• **BRIEF**
Check each line of the listing below for the string "document", and copy the ones that have it.

• **COLLECTED MATERIAL**
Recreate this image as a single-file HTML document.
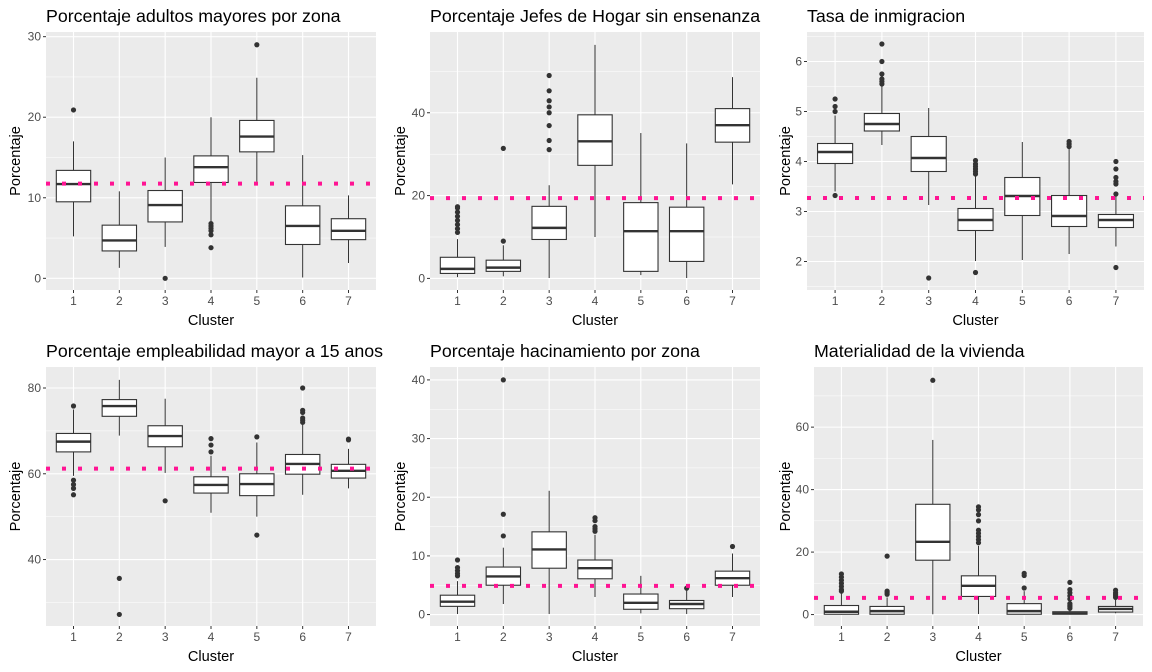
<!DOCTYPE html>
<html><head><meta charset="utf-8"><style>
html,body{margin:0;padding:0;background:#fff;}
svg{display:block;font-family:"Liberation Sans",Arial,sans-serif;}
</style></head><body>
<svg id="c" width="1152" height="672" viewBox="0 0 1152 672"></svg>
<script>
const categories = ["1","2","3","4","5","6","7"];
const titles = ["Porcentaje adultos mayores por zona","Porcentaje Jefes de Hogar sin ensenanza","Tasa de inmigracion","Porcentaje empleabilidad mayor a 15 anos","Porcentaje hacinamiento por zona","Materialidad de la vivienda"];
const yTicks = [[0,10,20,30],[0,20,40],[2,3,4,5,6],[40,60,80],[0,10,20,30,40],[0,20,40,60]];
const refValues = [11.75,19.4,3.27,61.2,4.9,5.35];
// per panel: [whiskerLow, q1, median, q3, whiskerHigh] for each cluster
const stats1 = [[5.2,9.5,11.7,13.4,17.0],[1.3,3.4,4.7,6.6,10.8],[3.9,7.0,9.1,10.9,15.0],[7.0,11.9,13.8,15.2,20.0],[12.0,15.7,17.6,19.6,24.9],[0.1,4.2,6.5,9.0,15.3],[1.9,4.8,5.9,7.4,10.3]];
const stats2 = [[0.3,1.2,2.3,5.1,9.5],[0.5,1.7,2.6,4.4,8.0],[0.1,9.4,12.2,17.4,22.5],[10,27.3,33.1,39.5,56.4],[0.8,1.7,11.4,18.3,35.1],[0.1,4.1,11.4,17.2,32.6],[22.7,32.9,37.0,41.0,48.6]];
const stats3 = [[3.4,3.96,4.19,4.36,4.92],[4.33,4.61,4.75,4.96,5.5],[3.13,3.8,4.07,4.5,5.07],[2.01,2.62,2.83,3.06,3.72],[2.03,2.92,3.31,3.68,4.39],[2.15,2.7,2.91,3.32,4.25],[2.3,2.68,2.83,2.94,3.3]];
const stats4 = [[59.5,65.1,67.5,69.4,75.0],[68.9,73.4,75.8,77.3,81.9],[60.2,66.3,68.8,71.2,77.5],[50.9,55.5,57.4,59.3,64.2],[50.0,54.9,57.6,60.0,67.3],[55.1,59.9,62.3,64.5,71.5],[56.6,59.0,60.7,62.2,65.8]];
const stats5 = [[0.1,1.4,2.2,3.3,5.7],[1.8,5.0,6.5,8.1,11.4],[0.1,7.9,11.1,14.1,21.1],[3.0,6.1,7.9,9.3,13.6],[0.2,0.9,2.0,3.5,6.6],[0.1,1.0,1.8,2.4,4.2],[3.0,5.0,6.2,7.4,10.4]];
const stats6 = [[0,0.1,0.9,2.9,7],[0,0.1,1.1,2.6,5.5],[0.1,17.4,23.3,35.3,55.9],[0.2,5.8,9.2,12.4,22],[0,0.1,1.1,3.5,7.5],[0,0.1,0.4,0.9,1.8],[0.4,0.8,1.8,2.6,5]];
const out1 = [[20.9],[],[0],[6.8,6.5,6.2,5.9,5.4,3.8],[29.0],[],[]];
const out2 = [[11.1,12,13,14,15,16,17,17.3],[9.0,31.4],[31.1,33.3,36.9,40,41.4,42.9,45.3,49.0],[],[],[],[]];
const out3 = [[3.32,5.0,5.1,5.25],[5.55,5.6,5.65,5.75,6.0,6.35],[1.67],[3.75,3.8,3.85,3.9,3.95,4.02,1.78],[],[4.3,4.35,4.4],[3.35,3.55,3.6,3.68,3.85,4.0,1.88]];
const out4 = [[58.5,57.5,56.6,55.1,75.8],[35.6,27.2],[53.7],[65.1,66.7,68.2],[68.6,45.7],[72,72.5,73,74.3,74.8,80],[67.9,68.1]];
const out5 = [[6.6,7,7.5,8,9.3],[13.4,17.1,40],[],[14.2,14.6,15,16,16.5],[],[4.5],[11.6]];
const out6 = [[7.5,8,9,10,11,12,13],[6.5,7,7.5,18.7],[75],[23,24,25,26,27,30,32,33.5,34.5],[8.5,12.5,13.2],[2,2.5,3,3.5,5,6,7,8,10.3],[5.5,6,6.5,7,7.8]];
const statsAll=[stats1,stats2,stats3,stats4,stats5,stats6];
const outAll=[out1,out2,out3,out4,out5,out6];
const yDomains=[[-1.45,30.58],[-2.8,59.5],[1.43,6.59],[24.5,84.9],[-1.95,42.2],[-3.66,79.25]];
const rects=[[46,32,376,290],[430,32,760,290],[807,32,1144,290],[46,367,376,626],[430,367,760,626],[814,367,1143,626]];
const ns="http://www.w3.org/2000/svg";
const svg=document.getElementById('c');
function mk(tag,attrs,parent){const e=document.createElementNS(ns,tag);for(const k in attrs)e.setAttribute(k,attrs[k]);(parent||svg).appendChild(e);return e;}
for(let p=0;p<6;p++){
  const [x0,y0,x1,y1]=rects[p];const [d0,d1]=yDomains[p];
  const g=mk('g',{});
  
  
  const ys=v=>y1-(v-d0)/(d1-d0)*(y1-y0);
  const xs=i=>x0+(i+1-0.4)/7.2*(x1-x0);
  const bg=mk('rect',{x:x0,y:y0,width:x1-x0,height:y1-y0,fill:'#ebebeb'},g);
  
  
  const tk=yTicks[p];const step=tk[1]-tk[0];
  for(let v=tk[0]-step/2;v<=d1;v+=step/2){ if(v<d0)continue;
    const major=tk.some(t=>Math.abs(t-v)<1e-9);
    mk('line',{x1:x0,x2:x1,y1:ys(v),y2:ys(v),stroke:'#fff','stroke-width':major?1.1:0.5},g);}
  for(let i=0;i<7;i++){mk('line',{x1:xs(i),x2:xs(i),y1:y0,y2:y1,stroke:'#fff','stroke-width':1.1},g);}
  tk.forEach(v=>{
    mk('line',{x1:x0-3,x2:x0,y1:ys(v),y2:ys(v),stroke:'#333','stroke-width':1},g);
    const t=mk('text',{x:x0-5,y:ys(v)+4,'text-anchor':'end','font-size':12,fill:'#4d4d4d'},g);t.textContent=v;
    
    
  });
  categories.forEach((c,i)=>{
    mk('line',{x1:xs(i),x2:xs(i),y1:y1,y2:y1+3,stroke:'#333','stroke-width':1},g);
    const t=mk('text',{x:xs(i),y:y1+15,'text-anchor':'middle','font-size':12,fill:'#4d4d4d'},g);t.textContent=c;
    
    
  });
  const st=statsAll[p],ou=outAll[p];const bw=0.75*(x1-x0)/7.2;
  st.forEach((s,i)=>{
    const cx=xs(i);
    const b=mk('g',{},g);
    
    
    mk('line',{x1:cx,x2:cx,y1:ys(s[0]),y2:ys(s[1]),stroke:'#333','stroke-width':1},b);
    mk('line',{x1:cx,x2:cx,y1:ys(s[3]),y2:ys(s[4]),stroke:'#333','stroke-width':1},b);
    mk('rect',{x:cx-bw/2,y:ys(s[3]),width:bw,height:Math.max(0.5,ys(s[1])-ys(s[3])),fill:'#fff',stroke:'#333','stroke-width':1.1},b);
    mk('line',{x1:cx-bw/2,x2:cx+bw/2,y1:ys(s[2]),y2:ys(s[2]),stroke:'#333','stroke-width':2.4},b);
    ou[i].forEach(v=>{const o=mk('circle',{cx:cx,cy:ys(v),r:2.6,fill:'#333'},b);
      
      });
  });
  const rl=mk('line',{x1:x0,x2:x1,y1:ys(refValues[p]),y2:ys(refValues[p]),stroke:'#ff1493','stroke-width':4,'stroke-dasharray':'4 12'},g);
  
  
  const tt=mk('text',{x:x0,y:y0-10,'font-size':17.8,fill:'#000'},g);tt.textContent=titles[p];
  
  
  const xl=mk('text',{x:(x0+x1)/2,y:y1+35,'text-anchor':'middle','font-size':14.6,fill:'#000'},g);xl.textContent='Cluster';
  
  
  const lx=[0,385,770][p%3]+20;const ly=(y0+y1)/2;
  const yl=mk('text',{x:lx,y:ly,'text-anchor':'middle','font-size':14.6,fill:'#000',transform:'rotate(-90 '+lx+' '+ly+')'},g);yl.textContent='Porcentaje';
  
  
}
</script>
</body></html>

• **RESPONSE TO THIS TASK**
Recreate this image as a single-file HTML document.
const svg=document.getElementById('c');
function mk(tag,attrs,parent){const e=document.createElementNS(ns,tag);for(const k in attrs)e.setAttribute(k,attrs[k]);(parent||svg).appendChild(e);return e;}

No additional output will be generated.